🤖 AI Summary
Existing studies conceptualize urban park functions solely through physical space, failing to capture residents’ actual usage behaviors and underlying motivations. To address this gap, this study leverages 492 million hourly mobile signaling records collected around 45 parks in Paris, and proposes a novel method integrating antenna azimuth calibration with application-layer traffic analysis—enabling, for the first time, digital-behavior-based functional classification of parks. Applying spatiotemporal clustering and app-usage pattern mining, we accurately distinguish intra- versus extra-park human mobility and identify three functional types: lunch-break, cultural, and leisure parks.
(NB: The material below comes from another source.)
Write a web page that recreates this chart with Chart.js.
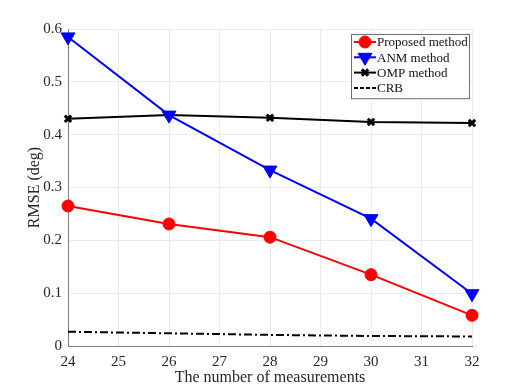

Results reveal higher functional multiplicity in central-city parks, whereas suburban parks exhibit usage patterns strongly correlated with neighborhood socioeconomic characteristics. This work establishes a new paradigm for evidence-based assessment and fine-grained governance of urban green infrastructure.
📝 Abstract
Landscape architecture typically considers urban parks through the lens of form and function. While past research on equitable access has focused mainly on form, studies of functions have been constrained by limited scale and coarse measurement. Existing efforts have partially quantified functions through small-scale surveys and movement data (e.g., GPS) or general usage records (e.g., CDR), but have not captured the activities and motivations underlying park visits. As a result, our understanding of the functional roles urban parks play remains incomplete. To address this gap, we introduce a method that refines mobile base station coverage using antenna azimuths, enabling clearer distinction of mobile traffic within parks versus surrounding areas. Using Paris as a case study, we analyze a large-scale set of passively collected per-app mobile network traffic - 492 million hourly records for 45 parks. We test two hypotheses: the central-city hypothesis, which posits multifunctional parks emerge in dense, high-rent areas due to land scarcity; and the socio-spatial hypothesis, which views parks as reflections of neighborhood routines and preferences. Our analysis shows that parks have distinctive mobile traffic signatures, differing from both their surroundings and from each other. By clustering parks on temporal and app usage patterns, we identify three functional types - lunchbreak, cultural, and recreational - with different visitation motivations. Centrally located parks (cultural and lunchbreak) display more diverse app use and temporal variation, while suburban (recreational) parks reflect digital behaviors of nearby communities, with app preferences aligned to neighborhood income. These findings demonstrate the value of mobile traffic as a proxy for studying urban green space functions, with implications for park planning, public health, and well-being.